- **THE PROBLEM**
Repeat the material exactly from its first line to the line that includes "(over) at (2050,815)". Skip pictures.

# # # # #

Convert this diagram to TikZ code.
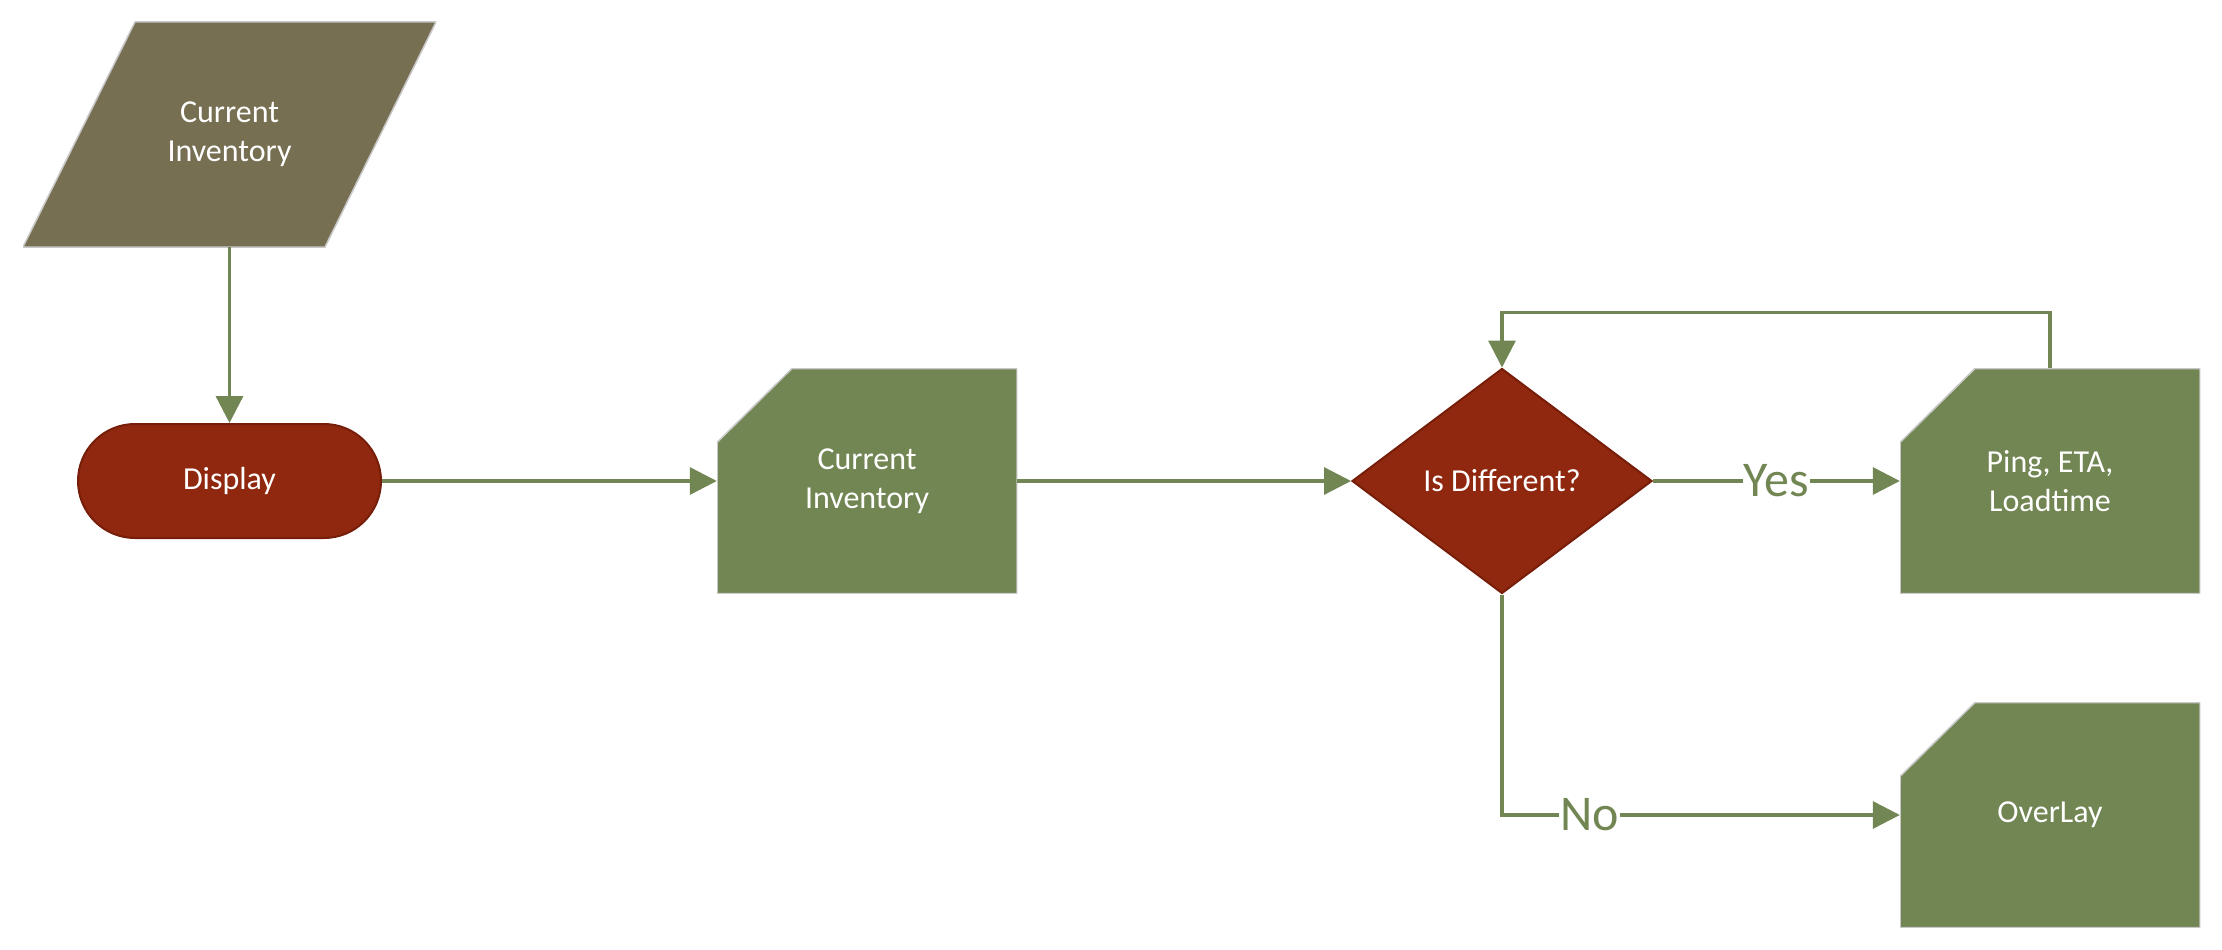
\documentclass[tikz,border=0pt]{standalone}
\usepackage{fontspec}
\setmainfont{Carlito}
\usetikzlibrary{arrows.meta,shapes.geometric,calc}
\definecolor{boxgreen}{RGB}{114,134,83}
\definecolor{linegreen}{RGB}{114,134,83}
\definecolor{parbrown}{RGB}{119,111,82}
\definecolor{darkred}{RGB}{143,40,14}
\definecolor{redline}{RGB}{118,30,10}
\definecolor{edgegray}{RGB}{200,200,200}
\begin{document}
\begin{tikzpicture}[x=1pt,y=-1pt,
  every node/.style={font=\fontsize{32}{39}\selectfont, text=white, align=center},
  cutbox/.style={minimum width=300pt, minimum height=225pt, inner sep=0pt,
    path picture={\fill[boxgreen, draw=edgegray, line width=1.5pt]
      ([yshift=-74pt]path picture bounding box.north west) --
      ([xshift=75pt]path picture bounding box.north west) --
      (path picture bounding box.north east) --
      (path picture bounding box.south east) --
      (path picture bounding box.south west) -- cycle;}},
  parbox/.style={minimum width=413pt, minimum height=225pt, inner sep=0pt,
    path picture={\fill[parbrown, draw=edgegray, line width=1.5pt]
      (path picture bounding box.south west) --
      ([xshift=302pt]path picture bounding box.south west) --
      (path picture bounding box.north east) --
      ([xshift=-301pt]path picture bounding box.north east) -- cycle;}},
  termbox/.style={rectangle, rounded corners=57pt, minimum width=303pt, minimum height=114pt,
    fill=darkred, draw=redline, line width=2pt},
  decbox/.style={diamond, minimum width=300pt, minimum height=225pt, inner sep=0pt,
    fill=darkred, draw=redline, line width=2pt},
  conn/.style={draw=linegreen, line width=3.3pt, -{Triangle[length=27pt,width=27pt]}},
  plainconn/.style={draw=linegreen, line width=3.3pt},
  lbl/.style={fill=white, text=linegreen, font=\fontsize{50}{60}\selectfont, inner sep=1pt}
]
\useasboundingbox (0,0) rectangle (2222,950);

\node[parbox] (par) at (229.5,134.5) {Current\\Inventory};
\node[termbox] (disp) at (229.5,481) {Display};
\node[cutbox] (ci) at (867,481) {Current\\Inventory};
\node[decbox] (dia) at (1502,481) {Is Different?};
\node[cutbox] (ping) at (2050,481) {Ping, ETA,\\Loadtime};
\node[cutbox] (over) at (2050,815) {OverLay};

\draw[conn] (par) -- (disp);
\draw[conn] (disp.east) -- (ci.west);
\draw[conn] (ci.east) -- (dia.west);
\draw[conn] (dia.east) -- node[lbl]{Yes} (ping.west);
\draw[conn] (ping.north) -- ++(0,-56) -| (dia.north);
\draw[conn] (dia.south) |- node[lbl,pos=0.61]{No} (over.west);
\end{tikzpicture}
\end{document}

# # # # #

- **PROBLEM SOLUTION**
Convert this diagram to TikZ code.
\documentclass[tikz,border=0pt]{standalone}
\usepackage{fontspec}
\setmainfont{Carlito}
\usetikzlibrary{arrows.meta,shapes.geometric,calc}
\definecolor{boxgreen}{RGB}{114,134,83}
\definecolor{linegreen}{RGB}{114,134,83}
\definecolor{parbrown}{RGB}{119,111,82}
\definecolor{darkred}{RGB}{143,40,14}
\definecolor{redline}{RGB}{118,30,10}
\definecolor{edgegray}{RGB}{200,200,200}
\begin{document}
\begin{tikzpicture}[x=1pt,y=-1pt,
  every node/.style={font=\fontsize{32}{39}\selectfont, text=white, align=center},
  cutbox/.style={minimum width=300pt, minimum height=225pt, inner sep=0pt,
    path picture={\fill[boxgreen, draw=edgegray, line width=1.5pt]
      ([yshift=-74pt]path picture bounding box.north west) --
      ([xshift=75pt]path picture bounding box.north west) --
      (path picture bounding box.north east) --
      (path picture bounding box.south east) --
      (path picture bounding box.south west) -- cycle;}},
  parbox/.style={minimum width=413pt, minimum height=225pt, inner sep=0pt,
    path picture={\fill[parbrown, draw=edgegray, line width=1.5pt]
      (path picture bounding box.south west) --
      ([xshift=302pt]path picture bounding box.south west) --
      (path picture bounding box.north east) --
      ([xshift=-301pt]path picture bounding box.north east) -- cycle;}},
  termbox/.style={rectangle, rounded corners=57pt, minimum width=303pt, minimum height=114pt,
    fill=darkred, draw=redline, line width=2pt},
  decbox/.style={diamond, minimum width=300pt, minimum height=225pt, inner sep=0pt,
    fill=darkred, draw=redline, line width=2pt},
  conn/.style={draw=linegreen, line width=3.3pt, -{Triangle[length=27pt,width=27pt]}},
  plainconn/.style={draw=linegreen, line width=3.3pt},
  lbl/.style={fill=white, text=linegreen, font=\fontsize{50}{60}\selectfont, inner sep=1pt}
]
\useasboundingbox (0,0) rectangle (2222,950);

\node[parbox] (par) at (229.5,134.5) {Current\\Inventory};
\node[termbox] (disp) at (229.5,481) {Display};
\node[cutbox] (ci) at (867,481) {Current\\Inventory};
\node[decbox] (dia) at (1502,481) {Is Different?};
\node[cutbox] (ping) at (2050,481) {Ping, ETA,\\Loadtime};
\node[cutbox] (over) at (2050,815) {OverLay};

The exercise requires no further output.